# Local max/min

1. Mar 28, 2006

### endeavor

Sketch the graph of a function f that is continuous on [1,5] and has the given properties:
f has no local maximum or minimum, but 2 and 4 are critical numbers.

my professor drew a constant function (horizontal line) from x=1 to x=5. How come there is no local maximum or minimum for a horizontal line? My professor said that all the values of a horizontal line are the absolute maxima and minima...

According to my book, "A function f has a local maximum at c if f(c) >= f(x) when x is near c. [This means that f(c) >= f(x) for all x in some open interval containing c.]" Let's say the open interval is (1,5), and since f(x)=f(c) (because we have a horizontal line), shouldn't f have a local maximum????

2. Mar 29, 2006

### Tom Mattson

Staff Emeritus
The function does have a local max--and a local min--at 2 and 4. But what a boring example! Surely we can come up with a more interesting one. Note that critical numbers are points at which the derivative is zero or at which it fails to exist. One way to achieve this is to graph a function with vertical asymptotes at x=2 and x=4.

3. Mar 29, 2006

### endeavor

so, in drawing a horizontal line, there are local maxima and minima at every location on the horizontal line??

4. Mar 29, 2006

### Tom Mattson

Staff Emeritus
According to the definition, yes.

5. Mar 29, 2006

### Nimz

One of the problem with using vertical asymptotes is that you still have to consider the endpoints of the interval. If the derivative is negative at 5, for instance, there would be a local minimum at x = 5, with the open interval being (5-$\epsilon$, 5]. I know it doesn't look open, but it is, since [1, 5] is the interval we started with. I'm pretty sure a horizontal line is as interesting of an example as is possible. Although it fails when you apply the strict definition of local maxima and local minima, it's about as close as you can get.:yuck:

6. Mar 29, 2006

### J77

Well, the text for a constant, continuous function $$f(x)$$ on $$[a, b]$$ is that $$f'(x)=0,\;\forall x\in[a, b]$$.

The classification for local extrema are strict inequalities in the second derivative, ie. $$f''(x)>0$$ and $$f''(x)<0$$.

For the constant function, we have $$f''(x)=0$$. Therefore, no conclusion can be drawn to whether it's a maximum or minimum.

I think this is what your teacher was getting at.

Last edited: Mar 29, 2006
7. Mar 29, 2006

### J77

No.

If you look at an interval containing the critical point, you have to have the opposite strict inequalities on the first derivative either side of it.

8. Mar 29, 2006

### HallsofIvy

Staff Emeritus
But the original poster said:
Since that is the definition in his book, that is the definition that should be used. In fact, I have never seen any definition of "local max" or "local min" that said anything about the first derivative.

9. Mar 29, 2006

### J77

OK, my mistake.

And you're right, I used a theorem

10. Mar 29, 2006

### endeavor

Does this mean that my professor is wrong in drawing a horizontal line??

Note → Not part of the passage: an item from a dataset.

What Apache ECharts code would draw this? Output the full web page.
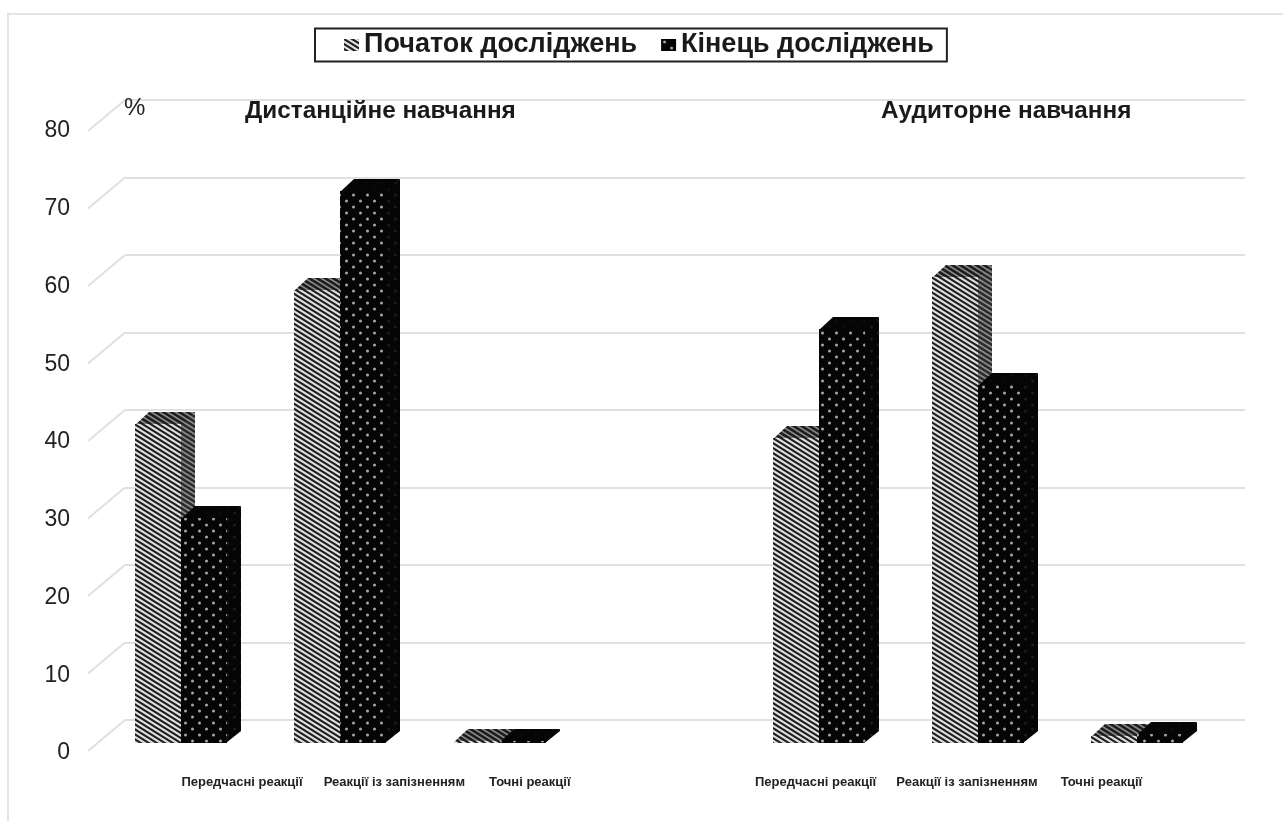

What are the possible ways to draw this graph?

11. Mar 30, 2006

### HallsofIvy

Staff Emeritus
f(x) increases from x= 1 to 2, levels off (becomes horizontal) at x= 2 then continues to increase again until it levels off at x= 4, then increases after that.

Think of two y= x3 graphs patched together.

12. Mar 30, 2006

### endeavor

Is it wrong to draw a horizontal line for a solution to this problem??